Les Français s’intéressent de plus en plus à la recherche médicale
La crise sanitaire a été l’occasion pour le grand public de s’intéresser davantage à la recherche médicale, selon le premier baromètre publié par la Fondation de l’Avenir. Les Français souhaitent être partie prenante de ses orientations et préserver son indépendance vis-à-vis des intérêts des entreprises ou des lobbys.
« Le phénomène d’acculturation des Français à la recherche médicale s’est accéléré », a observé Dominique Letourneau, président du directoire de la Fondation de l’Avenir, à l’occasion de la présentation le 14 octobre lors d’un point presse, du premier Baromètre de la recherche médicale. Celui-ci s’appuie sur une cartographie des acteurs de la recherche (fondamentale, clinique et translationnelle) et un sondage auprès de la population générale (1.000 personnes interrogées en janvier puis début septembre) et de médecins (129 généralistes et 171 spécialistes interrogés en janvier). « L’ambition est de dessiner un portrait exhaustif à un instant donné de la recherche médicale en France, à la fois en identifiant les acteurs et les structures, et en caractérisant l’appréhension du grand public et les attentes des médecins », indique l’instance. Ainsi, les Français font montre d’une « appétence », d’une « appropriation » du sujet, reprend Dominique Letourneau. De fait, la santé est au premier rang de leurs préoccupations (54%), devant l’environnement et le pouvoir d’achat (43% pour chaque item). Pour 81% des personnes interrogées, la recherche doit s’intéresser prioritairement aux cancers, devant les maladies neurologiques (67%) et les maladies infectieuses (47%).

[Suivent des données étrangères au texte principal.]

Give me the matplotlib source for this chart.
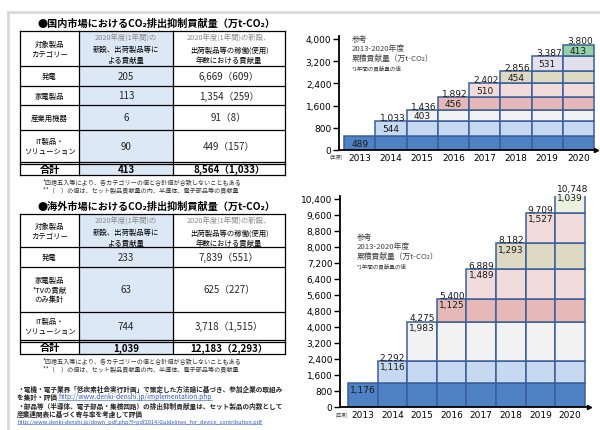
import numpy as np
import matplotlib
matplotlib.use('Agg')
import matplotlib.pyplot as plt
from matplotlib.patches import Rectangle
from matplotlib.lines import Line2D

JP = ['Noto Sans CJK JP', 'DejaVu Sans']
NUM = ['DejaVu Sans']
plt.rcParams['font.family'] = JP

# ---------------- data ----------------
years = ['2013', '2014', '2015', '2016', '2017', '2018', '2019', '2020']
dom_annual = [489, 544, 403, 456, 510, 454, 531, 413]
ovs_annual = [1176, 1116, 1983, 1125, 1489, 1293, 1527, 1039]
dom_yticks = [0, 800, 1600, 2400, 3200, 4000]
ovs_yticks = [0, 800, 1600, 2400, 3200, 4000, 4800, 5600, 6400, 7200, 8000, 8800, 9600, 10400]

dom_colors = ['#4f81c5', '#c6d9f0', '#f2f2f2', '#e6b9b8', '#f2dcdb', '#ddd9c3', '#e4dfec', '#92d2a6']
ovs_colors = ['#4f81c5', '#c6d9f0', '#f2f2f2', '#e6b9b8', '#f2dcdb', '#ddd9c3', '#f2dcdb', '#ebf1de']
edge_color = '#3b5f99'

header_cols = ['対象製品\nカテゴリー',
               ('2020年度(1年間)の', '新設、出荷製品等に\nよる貢献量'),
               ('2020年度(1年間)の新設、', '出荷製品等の稼働(使用)\n年数における貢献量')]

dom_title = '●国内市場におけるCO₂排出抑制貢献量（万t-CO₂）'
dom_cats = ['発電', '家電製品', '産業用機器', 'IT製品・\nソリューション']
dom_new = [205, 113, 6, 90]
dom_life = [6669, 1354, 91, 449]
dom_device = [609, 259, 8, 157]
dom_total = (413, 8564, 1033)

ovs_title = '●海外市場におけるCO₂排出抑制貢献量（万t-CO₂）'
ovs_cats = ['発電', '家電製品\n*TVの貢献\nのみ集計', 'IT製品・\nソリューション']
ovs_new = [233, 63, 744]
ovs_life = [7839, 625, 3718]
ovs_device = [551, 227, 1515]
ovs_total = (1039, 12183, 2293)

foot1 = '*四捨五入等により、各カテゴリーの値と合計値が合致しないこともある'
foot2 = '**（　）の値は、セット製品貢献量の内、半導体、電子部品等の貢献量'
notes = [('・電機・電子業界「低炭素社会実行計画」で策定した方法論に基づき、参加企業の取組み', None),
         ('を集計・評価 ', 'http://www.denki-denshi.jp/implementation.php'),
         ('・部品等（半導体、電子部品・集積回路）の排出抑制貢献量は、セット製品の内数として', None),
         ('産業連関表に基づく寄与率を考慮して評価', None),
         ('', 'http://www.denki-denshi.jp/down_pdf.php?f=pdf2014/Guidelines_for_device_contribution.pdf')]
ref_lines = ['参考', '2013-2020年度', '累積貢献量（万t-CO₂）']
ref_note = '*1年間の貢献量の値'
year_unit = '(年度)'

W, H = 600, 431
fig = plt.figure(figsize=(W / 100, H / 100), dpi=100)
fig.patch.set_facecolor('white')

bg = fig.add_axes([0, 0, 1, 1])
bg.set_xlim(0, W)
bg.set_ylim(H, 0)
bg.axis('off')

# frame
bg.add_line(Line2D([8, W], [13, 13], color='#d9d9d9', lw=2))
bg.add_line(Line2D([8, 8], [13, H], color='#d9d9d9', lw=2))


def fmt(v):
    return f'{v:,}'


def draw_table(title, title_y, rows_y, cats, new, life, device, total):
    xs = [20, 79, 173, 285]
    bg.text(37, title_y, title, fontsize=7.3, fontweight='bold', va='center', ha='left')
    top, bottom = rows_y[0], rows_y[-1]
    bg.add_patch(Rectangle((xs[1], top), xs[2] - xs[1], bottom - top, facecolor='#dce8f5', edgecolor='none'))
    for y in rows_y:
        bg.add_line(Line2D([xs[0], xs[3]], [y, y], color='black', lw=0.9))
    # double line above total
    bg.add_line(Line2D([xs[0], xs[3]], [rows_y[-2] + 1.5, rows_y[-2] + 1.5], color='black', lw=0.9))
    for x in xs:
        bg.add_line(Line2D([x, x], [top, bottom], color='black', lw=0.9))
    # header
    h0, h1 = rows_y[0], rows_y[1]
    hc = (h0 + h1) / 2
    bg.text((xs[0] + xs[1]) / 2, hc, header_cols[0], fontsize=5.3, ha='center', va='center', linespacing=1.3)
    for k, (l1, l2) in enumerate(header_cols[1:]):
        cx = (xs[k + 1] + xs[k + 2]) / 2
        bg.text(cx, h0 + 7, l1, fontsize=5.3, ha='center', va='center', color='#8a8a8a')
        bg.text(cx, h0 + 23.5, l2, fontsize=5.3, ha='center', va='center', linespacing=1.45)
    for i, c in enumerate(cats):
        cy = (rows_y[i + 1] + rows_y[i + 2]) / 2
        bg.text((xs[0] + xs[1]) / 2, cy, c, fontsize=5.3, ha='center', va='center', linespacing=1.3)
        bg.text((xs[1] + xs[2]) / 2, cy, fmt(new[i]), fontsize=7, ha='center', va='center', color='#262626')
        bg.text((xs[2] + xs[3]) / 2, cy, f'{fmt(life[i])}（{fmt(device[i])}）', fontsize=7,
                ha='center', va='center', color='#262626')
    cy = (rows_y[-2] + rows_y[-1]) / 2 + 0.5
    bg.text((xs[0] + xs[1]) / 2, cy, '合計', fontsize=7.3, fontweight='bold', ha='center', va='center')
    bg.text((xs[1] + xs[2]) / 2, cy, fmt(total[0]), fontsize=7, fontweight='bold', ha='center', va='center')
    bg.text((xs[2] + xs[3]) / 2, cy, f'{fmt(total[1])}（{fmt(total[2])}）', fontsize=7,
            fontweight='bold', ha='center', va='center')
    bg.text(43, bottom + 6, foot1, fontsize=4.4, ha='left', va='center', color='#333333')
    bg.text(43, bottom + 14, foot2, fontsize=4.4, ha='left', va='center', color='#333333')


draw_table(dom_title, 24, [32, 67, 87, 106, 131, 163, 176], dom_cats, dom_new, dom_life, dom_device, dom_total)
draw_table(ovs_title, 207, [215, 248, 268, 313, 341, 355], ovs_cats, ovs_new, ovs_life, ovs_device, ovs_total)

url_texts = []
note_y = [389, 397, 406, 414, 423]
for (txt, url), y in zip(notes, note_y):
    t = bg.text(17, y, txt, fontsize=4.8, ha='left', va='center', color='#262626', fontweight='bold')
    if url:
        if txt:
            fig.canvas.draw()
            bb = t.get_window_extent()
            u = bg.text(bb.x1, H - y, url, fontsize=4.8, ha='left', va='center', color='#2f5bd0',
                        transform=None)
        else:
            u = bg.text(17, y, url, fontsize=4.0, ha='left', va='center', color='#2f5bd0')
        url_texts.append(u)


def px_axes(x0, y0, x1, y1):
    return fig.add_axes([x0 / W, 1 - y1 / H, (x1 - x0) / W, (y1 - y0) / H])


def draw_chart(ax, annual, colors, yticks, ylim, xlim, style):
    cum = np.cumsum(annual)
    xs = np.arange(len(years))
    for i in xs:
        for j in range(i + 1):
            ax.bar(i, annual[j], bottom=cum[j] - annual[j], width=1, color=colors[j],
                   edgecolor=edge_color, linewidth=1.1, zorder=2)
    for i in xs:
        if style == 'center':
            ax.text(i, cum[i] - annual[i] / 2, fmt(annual[i]), fontsize=6.5, family=NUM,
                    ha='center', va='center', color='#1a1a1a', zorder=4)
            if i > 0:
                ax.text(i + 0.05, cum[i] - 30, fmt(int(cum[i])), fontsize=6.5, family=NUM,
                        ha='center', va='bottom', color='#1a1a1a', zorder=4)
        else:
            ax.text(i - 0.43, cum[i] - 60, fmt(annual[i]), fontsize=6.5, family=NUM,
                    ha='left', va='top', color='#1a1a1a', zorder=4)
            if i > 0:
                ax.text(i - 0.43, cum[i] - 40, fmt(int(cum[i])), fontsize=6.5, family=NUM,
                        ha='left', va='bottom', color='#1a1a1a', zorder=4)
    ax.set_xlim(*xlim)
    ax.set_ylim(*ylim)
    ax.set_xticks(xs)
    ax.set_xticklabels(years, family=NUM, fontsize=6.5)
    ax.set_yticks(yticks)
    ax.set_yticklabels([fmt(v) for v in yticks], family=NUM, fontsize=6.5)
    ax.tick_params(axis='x', length=0, pad=2.5)
    ax.tick_params(axis='y', length=4, width=1, pad=1.5, direction='out')
    for s in ['top', 'right']:
        ax.spines[s].set_visible(False)
    ax.spines['left'].set_linewidth(1.3)
    ax.spines['bottom'].set_linewidth(1.3)
    ax.spines['left'].set_zorder(5)
    ax.spines['bottom'].set_zorder(5)
    ax.plot(1, 0, marker='>', color='black', markersize=3, transform=ax.transAxes, clip_on=False, zorder=6)
    ax.patch.set_alpha(0)


ax1 = px_axes(339, 37, 596, 151)
draw_chart(ax1, dom_annual, dom_colors, dom_yticks, (0, 4108), (-0.66, 7.56), 'center')
ax2 = px_axes(340, 197, 589, 408)
draw_chart(ax2, ovs_annual, ovs_colors, ovs_yticks, (0, 10550), (-0.77, 7.64), 'left')

for x0, y0 in [(352, 40), (357, 238)]:
    for k, line in enumerate(ref_lines):
        bg.text(x0, y0 + 9.5 * k, line, fontsize=5.6, ha='left', va='center', color='#404040')
    bg.text(x0, y0 + 28, ref_note, fontsize=4.0, ha='left', va='center', color='#404040')

bg.text(336, 157.5, year_unit, fontsize=3.6, ha='center', va='center', color='#404040')
bg.text(342, 415, year_unit, fontsize=3.4, ha='center', va='center', color='#404040')

# underline URLs
fig.canvas.draw()
for u in url_texts:
    bb = u.get_window_extent()
    fig.add_artist(Line2D([bb.x0 / W, bb.x1 / W], [(bb.y0 + 0.3) / H, (bb.y0 + 0.3) / H],
                          color='#2f5bd0', lw=0.4, transform=fig.transFigure))

fig.savefig('out.png', dpi=100, facecolor='white')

« Désir de démocratie sanitaire »
« Le grand public demande que les orientations de la recherche soient discutées par une communauté de citoyens. Il y a un consensus sur le fait que la recherche est un bien commun, qu’elle doit bénéficier à tous, être indépendante vis-à-vis des intérêts des entreprises et des lobbys », détaille Odile Peixoto, directrice de l’institut d’études BVA santé. Elle relève un « problème de fléchage » des moyens financiers. « Les plans nationaux (plans cancer, maladies rares, génomique…) représentent un effet de levier majeur, avec l’inconvénient de générer un effet de mode sur certaines thématiques à un certain moment, analyse Frédéric Kletz, enseignant-chercheur, responsable des recherches en management en santé à MinesParisTech. Il existe aussi des travaux de longue haleine. » La recherche en France conserve une bonne image auprès du grand public (82%) et des médecins (72%). « L’absence de solutions face au covid et la cacophonie des discours ont apporté du doute », pointe néanmoins Odile Peixoto. Elle déplore une « hystérisation des positions », un excès de « dogmatisme, de croyances », en lieu et place d’une « conférence de consensus ». « Nous avons raté l’occasion d’éduquer le public à la controverse scientifique », ajoute-t-elle. Frédéric Kletz signale également une « différence de temporalité » entre « le temps long » de la science et les attentes du grand public.
Un paysage complexe
L’état des lieux qu’il a conduit montre un « paysage extrêmement dense », entre acteurs publics et privés, avec l’émergence de nombreuses start-up. La Fondation met en avant, parmi les « principaux atouts et spécificités de la France, la grande force des CHU organisés en unités mixtes de recherche qui se regroupent sur le territoire, mais aussi l’existence des instituts mutualistes, des fondations et associations, ainsi que l’investissement du secteur privé. » La recherche connaît « trois évolutions majeures », note Frédéric Kletz. « Elle aborde des problématiques sociétales (vieillissement, enfance…) et organisationnelles (accès aux soins). Elle s’intéresse à de nouvelles thérapies (biothérapies, utilisation des applis numériques…). Enfin, la recherche translationnelle entre recherche fondamentale et recherche clinique et la multidisciplinarité montent en puissance. Les acteurs sont avant tout des médecins, des chercheurs, mais aussi des ingénieurs avec la progression du numérique. » Ce morcellement des forces pourrait-il désavantager la France par rapport à d’autres pays ? « Les acteurs sont nombreux mais il y a une volonté de travailler de concert », répond Frédéric Kletz. « La recherche a besoin de compétences variées », rappelle-t-il.